▸ PROVIDED MATERIAL:
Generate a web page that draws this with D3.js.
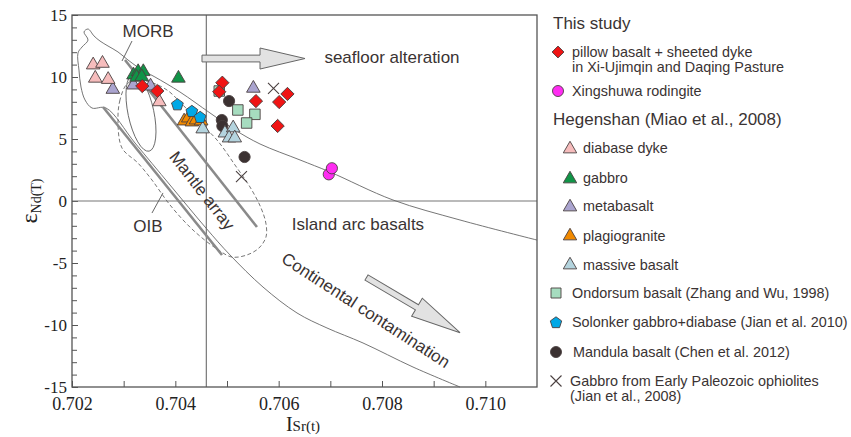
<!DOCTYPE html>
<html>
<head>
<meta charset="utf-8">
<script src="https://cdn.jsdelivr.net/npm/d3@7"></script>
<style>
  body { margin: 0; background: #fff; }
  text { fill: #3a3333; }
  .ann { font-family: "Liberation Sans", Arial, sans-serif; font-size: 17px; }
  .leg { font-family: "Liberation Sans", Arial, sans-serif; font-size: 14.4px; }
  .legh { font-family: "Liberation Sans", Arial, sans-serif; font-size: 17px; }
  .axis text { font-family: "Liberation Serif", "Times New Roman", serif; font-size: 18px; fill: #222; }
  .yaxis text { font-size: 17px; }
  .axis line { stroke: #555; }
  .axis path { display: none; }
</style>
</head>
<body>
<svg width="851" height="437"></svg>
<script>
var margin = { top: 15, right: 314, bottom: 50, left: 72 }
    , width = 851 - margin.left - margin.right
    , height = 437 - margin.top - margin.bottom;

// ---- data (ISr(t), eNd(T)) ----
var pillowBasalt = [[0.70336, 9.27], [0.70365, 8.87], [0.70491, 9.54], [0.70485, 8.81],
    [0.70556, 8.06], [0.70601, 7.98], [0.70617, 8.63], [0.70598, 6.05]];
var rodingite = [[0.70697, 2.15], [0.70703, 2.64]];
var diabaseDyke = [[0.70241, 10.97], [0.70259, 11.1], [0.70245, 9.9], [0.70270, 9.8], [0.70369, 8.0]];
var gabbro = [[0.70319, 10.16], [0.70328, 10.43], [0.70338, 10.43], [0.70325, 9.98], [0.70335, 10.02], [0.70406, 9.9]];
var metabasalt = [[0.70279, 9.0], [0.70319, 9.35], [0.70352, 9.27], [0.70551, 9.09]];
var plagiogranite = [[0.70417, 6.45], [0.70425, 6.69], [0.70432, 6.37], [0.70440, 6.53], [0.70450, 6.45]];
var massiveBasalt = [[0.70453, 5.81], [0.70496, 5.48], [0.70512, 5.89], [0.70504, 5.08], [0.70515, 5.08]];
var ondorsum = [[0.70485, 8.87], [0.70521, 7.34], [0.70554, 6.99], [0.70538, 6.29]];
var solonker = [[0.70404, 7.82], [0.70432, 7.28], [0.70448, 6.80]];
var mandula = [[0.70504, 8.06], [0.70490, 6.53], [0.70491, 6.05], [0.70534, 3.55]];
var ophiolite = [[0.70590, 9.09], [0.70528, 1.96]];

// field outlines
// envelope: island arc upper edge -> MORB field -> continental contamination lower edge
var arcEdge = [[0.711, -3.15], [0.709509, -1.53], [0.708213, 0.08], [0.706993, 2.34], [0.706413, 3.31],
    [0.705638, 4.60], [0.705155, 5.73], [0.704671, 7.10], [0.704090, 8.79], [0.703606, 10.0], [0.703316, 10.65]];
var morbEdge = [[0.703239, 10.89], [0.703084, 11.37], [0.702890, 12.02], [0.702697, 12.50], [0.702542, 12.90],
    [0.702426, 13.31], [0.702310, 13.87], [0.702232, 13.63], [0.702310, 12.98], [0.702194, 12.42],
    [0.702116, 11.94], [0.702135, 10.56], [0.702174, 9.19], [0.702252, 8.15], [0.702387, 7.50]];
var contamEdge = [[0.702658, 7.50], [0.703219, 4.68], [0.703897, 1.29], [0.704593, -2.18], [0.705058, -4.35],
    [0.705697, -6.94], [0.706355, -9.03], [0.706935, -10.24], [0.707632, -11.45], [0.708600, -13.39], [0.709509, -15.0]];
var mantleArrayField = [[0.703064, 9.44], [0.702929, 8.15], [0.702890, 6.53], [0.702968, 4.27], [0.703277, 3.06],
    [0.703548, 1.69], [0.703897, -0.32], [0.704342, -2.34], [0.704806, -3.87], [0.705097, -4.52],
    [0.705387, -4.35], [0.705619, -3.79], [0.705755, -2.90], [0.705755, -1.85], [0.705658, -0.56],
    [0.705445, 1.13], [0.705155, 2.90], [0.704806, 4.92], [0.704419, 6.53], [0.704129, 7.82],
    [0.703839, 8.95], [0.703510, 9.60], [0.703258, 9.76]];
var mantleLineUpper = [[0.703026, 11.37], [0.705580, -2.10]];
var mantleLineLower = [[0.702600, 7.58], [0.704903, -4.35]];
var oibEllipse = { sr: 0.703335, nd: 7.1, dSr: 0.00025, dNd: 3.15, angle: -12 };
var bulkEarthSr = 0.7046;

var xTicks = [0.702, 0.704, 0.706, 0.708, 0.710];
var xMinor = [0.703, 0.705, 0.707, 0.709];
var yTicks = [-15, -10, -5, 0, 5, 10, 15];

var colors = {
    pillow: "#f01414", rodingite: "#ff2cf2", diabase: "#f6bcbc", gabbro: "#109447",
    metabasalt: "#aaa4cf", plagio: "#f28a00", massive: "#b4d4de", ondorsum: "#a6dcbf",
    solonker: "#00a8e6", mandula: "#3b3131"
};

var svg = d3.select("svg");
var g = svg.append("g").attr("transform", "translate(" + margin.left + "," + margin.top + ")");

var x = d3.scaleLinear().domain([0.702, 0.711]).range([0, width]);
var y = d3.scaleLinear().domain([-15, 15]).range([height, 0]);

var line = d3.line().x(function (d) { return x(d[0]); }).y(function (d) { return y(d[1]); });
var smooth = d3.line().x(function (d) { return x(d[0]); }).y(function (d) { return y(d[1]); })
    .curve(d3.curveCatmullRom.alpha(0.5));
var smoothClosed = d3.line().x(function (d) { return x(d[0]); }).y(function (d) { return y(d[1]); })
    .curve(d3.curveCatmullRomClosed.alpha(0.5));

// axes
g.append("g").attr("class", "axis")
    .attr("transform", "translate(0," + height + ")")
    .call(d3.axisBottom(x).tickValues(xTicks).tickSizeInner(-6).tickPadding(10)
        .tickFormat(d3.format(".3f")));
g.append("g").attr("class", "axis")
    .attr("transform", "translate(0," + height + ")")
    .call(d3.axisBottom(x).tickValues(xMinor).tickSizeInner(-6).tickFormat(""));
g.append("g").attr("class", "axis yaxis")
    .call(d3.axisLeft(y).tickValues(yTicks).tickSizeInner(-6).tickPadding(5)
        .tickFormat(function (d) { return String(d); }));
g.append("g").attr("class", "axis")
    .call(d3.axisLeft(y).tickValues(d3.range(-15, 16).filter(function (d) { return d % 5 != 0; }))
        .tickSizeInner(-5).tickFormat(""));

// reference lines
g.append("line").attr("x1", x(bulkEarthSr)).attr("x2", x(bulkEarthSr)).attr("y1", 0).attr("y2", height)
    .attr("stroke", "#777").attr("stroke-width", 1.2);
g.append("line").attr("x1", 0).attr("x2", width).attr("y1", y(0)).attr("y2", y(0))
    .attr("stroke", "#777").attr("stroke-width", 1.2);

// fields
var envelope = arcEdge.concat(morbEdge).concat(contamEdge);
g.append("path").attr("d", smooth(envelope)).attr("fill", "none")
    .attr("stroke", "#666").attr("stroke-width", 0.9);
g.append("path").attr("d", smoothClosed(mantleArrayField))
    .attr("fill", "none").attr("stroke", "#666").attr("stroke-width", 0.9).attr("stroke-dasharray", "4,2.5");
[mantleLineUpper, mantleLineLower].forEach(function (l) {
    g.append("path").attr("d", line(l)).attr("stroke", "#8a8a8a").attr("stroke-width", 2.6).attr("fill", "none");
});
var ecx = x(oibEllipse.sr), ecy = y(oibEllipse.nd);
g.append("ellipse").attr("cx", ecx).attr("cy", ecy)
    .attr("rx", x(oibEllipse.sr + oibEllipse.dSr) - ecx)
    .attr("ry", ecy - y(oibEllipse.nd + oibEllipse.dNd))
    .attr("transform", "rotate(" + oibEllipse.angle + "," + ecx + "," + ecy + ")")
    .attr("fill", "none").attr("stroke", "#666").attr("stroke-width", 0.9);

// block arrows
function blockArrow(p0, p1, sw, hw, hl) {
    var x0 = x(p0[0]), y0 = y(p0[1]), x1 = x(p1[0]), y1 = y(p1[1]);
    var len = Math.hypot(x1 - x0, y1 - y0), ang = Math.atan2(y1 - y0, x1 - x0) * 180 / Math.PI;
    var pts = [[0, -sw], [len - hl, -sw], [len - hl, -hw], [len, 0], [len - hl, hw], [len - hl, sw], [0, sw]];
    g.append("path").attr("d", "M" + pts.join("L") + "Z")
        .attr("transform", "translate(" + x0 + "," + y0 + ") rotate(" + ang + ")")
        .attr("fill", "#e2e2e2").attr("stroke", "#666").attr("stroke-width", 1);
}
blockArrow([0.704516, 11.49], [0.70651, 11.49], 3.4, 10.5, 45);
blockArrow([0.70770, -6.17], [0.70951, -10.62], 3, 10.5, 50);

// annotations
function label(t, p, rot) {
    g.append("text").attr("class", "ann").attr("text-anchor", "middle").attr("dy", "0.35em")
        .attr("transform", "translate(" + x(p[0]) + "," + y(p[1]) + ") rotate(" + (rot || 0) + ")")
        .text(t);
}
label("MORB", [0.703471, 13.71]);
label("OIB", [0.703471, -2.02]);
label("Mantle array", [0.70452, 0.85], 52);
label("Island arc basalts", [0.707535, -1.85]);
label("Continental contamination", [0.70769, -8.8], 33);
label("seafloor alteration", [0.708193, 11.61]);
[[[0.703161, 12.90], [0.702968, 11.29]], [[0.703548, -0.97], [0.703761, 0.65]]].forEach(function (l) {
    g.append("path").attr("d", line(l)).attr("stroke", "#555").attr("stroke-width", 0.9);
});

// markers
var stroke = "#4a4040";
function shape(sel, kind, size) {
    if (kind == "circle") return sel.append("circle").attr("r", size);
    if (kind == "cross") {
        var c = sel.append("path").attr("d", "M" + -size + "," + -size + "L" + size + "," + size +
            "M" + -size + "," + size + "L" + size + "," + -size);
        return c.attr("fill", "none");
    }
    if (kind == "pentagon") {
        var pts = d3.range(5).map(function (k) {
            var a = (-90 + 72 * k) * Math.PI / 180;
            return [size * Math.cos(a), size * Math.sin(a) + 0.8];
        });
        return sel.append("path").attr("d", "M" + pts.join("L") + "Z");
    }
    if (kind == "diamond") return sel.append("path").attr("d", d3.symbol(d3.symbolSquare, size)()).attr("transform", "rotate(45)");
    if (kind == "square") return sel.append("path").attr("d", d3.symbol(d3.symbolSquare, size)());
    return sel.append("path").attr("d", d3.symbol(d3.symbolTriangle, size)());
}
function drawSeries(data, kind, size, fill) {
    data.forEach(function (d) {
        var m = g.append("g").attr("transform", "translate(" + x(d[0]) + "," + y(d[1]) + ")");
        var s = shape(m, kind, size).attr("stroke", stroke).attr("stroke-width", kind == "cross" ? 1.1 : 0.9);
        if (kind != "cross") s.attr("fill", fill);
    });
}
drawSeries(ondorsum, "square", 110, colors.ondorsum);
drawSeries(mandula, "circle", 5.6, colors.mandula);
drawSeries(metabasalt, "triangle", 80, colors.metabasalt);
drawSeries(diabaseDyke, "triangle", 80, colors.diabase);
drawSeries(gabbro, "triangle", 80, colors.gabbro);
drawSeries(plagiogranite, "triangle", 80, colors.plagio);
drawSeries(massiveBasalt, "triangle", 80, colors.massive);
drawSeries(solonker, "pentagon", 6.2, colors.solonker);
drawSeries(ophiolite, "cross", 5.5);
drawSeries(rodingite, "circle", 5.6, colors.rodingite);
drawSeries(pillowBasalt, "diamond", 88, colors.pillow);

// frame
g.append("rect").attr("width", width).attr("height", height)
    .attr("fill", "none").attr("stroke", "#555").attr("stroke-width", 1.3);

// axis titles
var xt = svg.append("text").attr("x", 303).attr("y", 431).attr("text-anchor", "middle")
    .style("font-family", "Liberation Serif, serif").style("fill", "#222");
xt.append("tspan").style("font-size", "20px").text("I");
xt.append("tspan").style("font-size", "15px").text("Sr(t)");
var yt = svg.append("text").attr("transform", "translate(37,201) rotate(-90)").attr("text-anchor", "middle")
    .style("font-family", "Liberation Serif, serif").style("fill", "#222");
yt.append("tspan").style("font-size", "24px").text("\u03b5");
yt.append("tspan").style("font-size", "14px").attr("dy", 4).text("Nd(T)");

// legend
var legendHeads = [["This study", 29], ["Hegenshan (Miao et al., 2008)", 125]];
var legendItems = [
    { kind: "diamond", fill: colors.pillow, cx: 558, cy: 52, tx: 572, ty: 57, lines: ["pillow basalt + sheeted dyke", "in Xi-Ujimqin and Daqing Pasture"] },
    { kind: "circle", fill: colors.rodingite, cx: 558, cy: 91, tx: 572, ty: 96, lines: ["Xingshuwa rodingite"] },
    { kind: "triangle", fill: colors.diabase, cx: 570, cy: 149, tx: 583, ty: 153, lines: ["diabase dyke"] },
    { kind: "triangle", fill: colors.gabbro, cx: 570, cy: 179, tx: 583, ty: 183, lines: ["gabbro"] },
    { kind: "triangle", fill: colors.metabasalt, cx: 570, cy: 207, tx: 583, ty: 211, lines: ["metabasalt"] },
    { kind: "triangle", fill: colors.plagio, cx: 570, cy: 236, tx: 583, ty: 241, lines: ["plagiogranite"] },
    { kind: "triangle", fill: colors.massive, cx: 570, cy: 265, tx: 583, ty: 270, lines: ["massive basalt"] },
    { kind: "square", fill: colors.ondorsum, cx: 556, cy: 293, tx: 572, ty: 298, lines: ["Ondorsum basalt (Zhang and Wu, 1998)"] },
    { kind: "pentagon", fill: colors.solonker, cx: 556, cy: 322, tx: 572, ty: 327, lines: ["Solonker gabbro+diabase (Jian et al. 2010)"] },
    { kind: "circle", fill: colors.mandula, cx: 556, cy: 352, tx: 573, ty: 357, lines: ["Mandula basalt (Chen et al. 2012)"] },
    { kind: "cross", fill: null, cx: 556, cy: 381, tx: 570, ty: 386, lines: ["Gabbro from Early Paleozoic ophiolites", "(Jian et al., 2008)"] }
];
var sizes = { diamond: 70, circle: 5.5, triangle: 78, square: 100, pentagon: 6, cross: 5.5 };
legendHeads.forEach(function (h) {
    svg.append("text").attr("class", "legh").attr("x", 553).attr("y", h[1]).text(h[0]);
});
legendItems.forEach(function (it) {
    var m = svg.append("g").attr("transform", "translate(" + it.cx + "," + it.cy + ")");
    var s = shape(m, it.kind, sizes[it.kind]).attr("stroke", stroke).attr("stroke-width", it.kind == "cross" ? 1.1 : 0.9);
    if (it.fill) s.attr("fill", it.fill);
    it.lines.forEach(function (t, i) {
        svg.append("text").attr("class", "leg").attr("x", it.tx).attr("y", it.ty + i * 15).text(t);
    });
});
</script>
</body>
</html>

▸ SET TASK:
With all pictures left out, please transcribe exactly the lines from the start of the material through the line with "margin.top - margin.bottom;".

▸ SOLVED PROBLEM:
Generate a web page that draws this with D3.js.
<!DOCTYPE html>
<html>
<head>
<meta charset="utf-8">
<script src="https://cdn.jsdelivr.net/npm/d3@7"></script>
<style>
  body { margin: 0; background: #fff; }
  text { fill: #3a3333; }
  .ann { font-family: "Liberation Sans", Arial, sans-serif; font-size: 17px; }
  .leg { font-family: "Liberation Sans", Arial, sans-serif; font-size: 14.4px; }
  .legh { font-family: "Liberation Sans", Arial, sans-serif; font-size: 17px; }
  .axis text { font-family: "Liberation Serif", "Times New Roman", serif; font-size: 18px; fill: #222; }
  .yaxis text { font-size: 17px; }
  .axis line { stroke: #555; }
  .axis path { display: none; }
</style>
</head>
<body>
<svg width="851" height="437"></svg>
<script>
var margin = { top: 15, right: 314, bottom: 50, left: 72 }
    , width = 851 - margin.left - margin.right
    , height = 437 - margin.top - margin.bottom;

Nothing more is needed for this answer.